In 1965, Mr. Leonard met Michael Murphy, a cofounder of Esalen, in San Francisco, where Esalen was opening a learning center. Soon Mr. Leonard was visiting Esalen’s main campus, a seaside complex in the redwood-studded area of central California known as Big Sur.

He went on to become the president of the institute’s trustees for many years and an important figure in expanding its concerns to include issues of social justice.

It is hard to overstate the romance Esalen held for Beat Generation heroes like Jack Kerouac, who embraced it, or for spiritual seekers who followed. Wedged between surf and mountains three hours south of San Francisco, Esalen began as a laboratory for new thought, from Timothy Leary’s psychedelics to Carl Rogers’s humanistic psychology to Joan Baez’s folk music.

Esalen was one of many schools for self-discovery that would lead to the New Age movement and influence the many yoga and meditation centers that dot the American landscape today, all promoting a belief that human abilities are expandable.

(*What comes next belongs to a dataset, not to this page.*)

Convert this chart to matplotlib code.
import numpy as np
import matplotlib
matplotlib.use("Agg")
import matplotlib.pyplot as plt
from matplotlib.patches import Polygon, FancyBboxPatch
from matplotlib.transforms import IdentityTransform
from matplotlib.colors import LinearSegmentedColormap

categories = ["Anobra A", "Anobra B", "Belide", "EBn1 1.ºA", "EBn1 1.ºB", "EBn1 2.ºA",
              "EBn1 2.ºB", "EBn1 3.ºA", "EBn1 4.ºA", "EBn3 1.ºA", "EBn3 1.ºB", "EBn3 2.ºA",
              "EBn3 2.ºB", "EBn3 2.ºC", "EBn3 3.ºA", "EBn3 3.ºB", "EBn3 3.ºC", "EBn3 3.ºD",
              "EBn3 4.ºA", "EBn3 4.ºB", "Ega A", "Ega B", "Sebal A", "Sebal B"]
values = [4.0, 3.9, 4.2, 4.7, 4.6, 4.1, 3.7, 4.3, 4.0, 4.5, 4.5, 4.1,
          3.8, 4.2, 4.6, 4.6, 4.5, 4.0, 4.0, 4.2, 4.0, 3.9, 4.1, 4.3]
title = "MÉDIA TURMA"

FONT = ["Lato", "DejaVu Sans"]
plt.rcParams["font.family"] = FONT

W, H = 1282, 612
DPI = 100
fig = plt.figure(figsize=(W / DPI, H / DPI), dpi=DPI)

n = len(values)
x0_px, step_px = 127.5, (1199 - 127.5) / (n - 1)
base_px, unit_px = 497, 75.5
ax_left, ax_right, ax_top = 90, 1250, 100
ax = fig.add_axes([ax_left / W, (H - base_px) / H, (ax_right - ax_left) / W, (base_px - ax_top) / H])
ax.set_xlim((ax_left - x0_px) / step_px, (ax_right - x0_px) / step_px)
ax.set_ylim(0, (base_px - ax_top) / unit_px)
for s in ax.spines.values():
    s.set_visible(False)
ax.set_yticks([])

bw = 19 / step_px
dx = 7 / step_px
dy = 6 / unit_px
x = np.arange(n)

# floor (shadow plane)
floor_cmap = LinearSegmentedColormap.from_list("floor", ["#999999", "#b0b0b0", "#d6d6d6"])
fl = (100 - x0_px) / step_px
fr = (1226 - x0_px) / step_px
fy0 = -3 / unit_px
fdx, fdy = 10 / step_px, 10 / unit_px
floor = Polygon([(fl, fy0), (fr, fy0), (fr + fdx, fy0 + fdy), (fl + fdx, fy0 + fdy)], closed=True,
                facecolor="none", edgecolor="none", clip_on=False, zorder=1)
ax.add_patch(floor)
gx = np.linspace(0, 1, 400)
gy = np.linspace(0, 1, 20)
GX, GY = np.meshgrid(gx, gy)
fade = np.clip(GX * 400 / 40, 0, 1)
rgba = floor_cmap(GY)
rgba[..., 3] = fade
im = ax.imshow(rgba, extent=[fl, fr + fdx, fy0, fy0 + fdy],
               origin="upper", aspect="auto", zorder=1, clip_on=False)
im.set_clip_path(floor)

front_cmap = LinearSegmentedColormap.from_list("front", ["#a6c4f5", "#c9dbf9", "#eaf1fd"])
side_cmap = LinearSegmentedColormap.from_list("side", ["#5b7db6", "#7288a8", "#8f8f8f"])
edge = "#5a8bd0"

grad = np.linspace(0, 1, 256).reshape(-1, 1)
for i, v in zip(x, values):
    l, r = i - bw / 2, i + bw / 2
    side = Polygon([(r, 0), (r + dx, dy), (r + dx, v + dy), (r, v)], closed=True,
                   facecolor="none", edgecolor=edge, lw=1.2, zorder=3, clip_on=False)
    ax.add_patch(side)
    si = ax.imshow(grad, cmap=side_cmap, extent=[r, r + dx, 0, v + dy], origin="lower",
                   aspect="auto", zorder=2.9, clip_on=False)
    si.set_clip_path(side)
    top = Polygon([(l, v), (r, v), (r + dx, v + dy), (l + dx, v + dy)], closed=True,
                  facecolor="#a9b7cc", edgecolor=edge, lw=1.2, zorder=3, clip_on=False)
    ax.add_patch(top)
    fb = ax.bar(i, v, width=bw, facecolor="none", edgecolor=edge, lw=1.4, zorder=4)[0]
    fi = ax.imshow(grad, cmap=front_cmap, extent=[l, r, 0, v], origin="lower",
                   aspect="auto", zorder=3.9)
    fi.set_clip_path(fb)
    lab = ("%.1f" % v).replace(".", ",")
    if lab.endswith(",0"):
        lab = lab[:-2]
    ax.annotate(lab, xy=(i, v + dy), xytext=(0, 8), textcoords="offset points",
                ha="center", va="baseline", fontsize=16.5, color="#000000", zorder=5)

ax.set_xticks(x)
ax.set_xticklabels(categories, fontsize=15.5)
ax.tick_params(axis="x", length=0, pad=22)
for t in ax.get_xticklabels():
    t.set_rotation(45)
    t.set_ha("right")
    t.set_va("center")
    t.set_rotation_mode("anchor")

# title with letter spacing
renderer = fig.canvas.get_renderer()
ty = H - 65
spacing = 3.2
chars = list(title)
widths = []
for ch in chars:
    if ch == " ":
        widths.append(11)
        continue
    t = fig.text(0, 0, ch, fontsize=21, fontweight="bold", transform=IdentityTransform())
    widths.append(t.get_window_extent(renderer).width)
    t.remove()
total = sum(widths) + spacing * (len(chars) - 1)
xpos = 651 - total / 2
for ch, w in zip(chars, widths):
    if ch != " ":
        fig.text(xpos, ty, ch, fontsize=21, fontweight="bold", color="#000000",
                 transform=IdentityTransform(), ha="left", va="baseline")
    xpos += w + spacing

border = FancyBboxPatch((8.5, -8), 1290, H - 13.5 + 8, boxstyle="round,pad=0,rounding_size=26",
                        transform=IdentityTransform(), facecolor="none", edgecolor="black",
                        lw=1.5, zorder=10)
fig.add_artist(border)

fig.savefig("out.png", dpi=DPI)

Jeffrey J. Kripal, chairman of Rice University’s department of religious studies and author of “Esalen: America and the Religion of No Religions,’’ said in an interview that the human potential movement that was significantly shaped by Esalen was more intellectually grounded than the hippie culture of a few years later. Kripal called Esalen “a high-end movement that helped generate the counterculture.’’

Mr. Leonard added a moral edge to the Esalen Institute’s teachings with his commitment to social justice. He began pressing his concerns in his first meeting with Murphy on Feb. 2, 1965 - a date Mr. Leonard recalled as a watershed moment in his life. As Kripal described the scene in his book, the two men talked until dawn, writing ideas on pieces of paper as fast as they occurred.

In the course of their conversation, the two men came up with a term to crystallize their ideas: human potential movement.

The first two words most likely came from a 1960 speech by Aldous Huxley heard by Richard Price, the other founder of Esalen. Mr. Leonard suggested adding the word “movement’’ largely because of his fierce support of civil rights.